El tema de este libro es la insignificancia, como lo
dice su título. La fiesta que lo completa seguramente se refiere a su
abundancia, pues la historia completa está construida sobre insignificancias
que, entre sí, se sostienen. Puede ocurrir algo, o, ¿por qué no?, lo contrario.
“Buenos días, ¿cómo estás?”, puede preguntar un personaje. “Bien” o “mal”,
puede ser la respuesta, la cual cambia completamente el desarrollo de los
acontecimientos. Pero una vez que las insignificancias forman parte de una
trama, tienen que ocupar el lugar de los grandes sucesos. Así, la caída de una
plumita que nadie ve a la mitad de una fiesta, puede ser un evento importante o
no. Todo esto es el trazo de una poética. Los personajes de la novela son
amigos que tienen un momento de coincidencia en la historia, aunque cada uno de
ellos tiene su propio mundo del cual les interesa poco salir. Aunque, viéndolo
bien, no parecen quererse mucho, los une más bien la costumbre. Y el aburrimiento.

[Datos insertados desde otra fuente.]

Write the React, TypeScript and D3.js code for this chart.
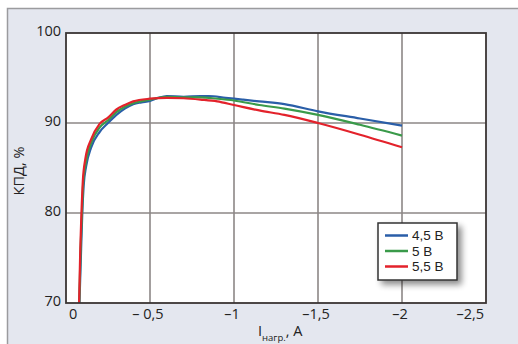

Así que inventan bromas entre sí. Por ejemplo, dos de ellos van juntos a las
fiestas y uno de los dos se hace pasar por un sirviente pakistaní, sin saber
hablarlo, así que tiene que inventar su propio idioma, pero de una manera
verosímil para que la gente no se dé cuenta de la broma, y poder seguir
divirtiéndose en los cocteles. ¿Y si la gente se diera cuenta? Ése es el
problema, no todo mundo tiene sentido del humor. Las bromas se han vuelto
peligrosas, escribe este escritor checo que vive en París. Bueno, los franceses
han comprobado ya esta frase. ¿Desde cuándo el humor es peligroso? Hay una
anécdota sobre la cual gira la novela, atribuida a Stalin. Muchas veces,
después de un día de trabajo, al líder soviético le gustaba quedarse con sus
colaboradores más cercanos para contarles historias de su vida. Una de ellas
fue cuando salió de caza y recorrió trece kilómetros, cuando, de pronto, vio
veinticuatro perdices sobre un árbol, pero él sólo había salido con doce
cartuchos. ¡Qué mala suerte! Así que disparó y mató a doce, recorrió los trece
kilómetros de regreso a su casa, tomó otros doce cartuchos, volvió hasta las
perdices, que seguían posadas en las ramas, y las mató a todas. Los
colaboradores lo miraron pasmados, pero no se atrevieron a decir nada. Al final
del día, los que habían escuchado la historia se reunieron en el baño,
furiosos. ¡Stalin nos contó una mentira!, dijeron mientras escupían con
desprecio. Todos alrededor de Stalin habían olvidado qué era una broma, es la
conclusión de los personajes. Naturalmente, Stalin no lo había olvidado. No
creo seguir bien la conclusión de esta fábula. Quizá, Kundera piensa que un
tirano puede tener un buen sentido del humor. Pero no creo que sea sólo eso.
Puede ser que el humor es como una clave, un sobreentendido. Cada historia,
cada imagen, puede ser leída en serio o en broma. La leyenda que consagra puede
ser también la que destruye, si el humor la ridiculiza. Una sola ironía puede
pulverizar el solemne imaginario del Querido Líder norcoreano, sólo por poner
un ejemplo. Como nada está a salvo de su alcance, ni el poder más alto, es
buena broma saber que Stalin conservaba sano su sentido del humor.
Milan Kundera. La
fiesta de la insignificancia / La
fête de l’insignifiance, tr. de Beatriz de Moura. México, Tusquets, 2014.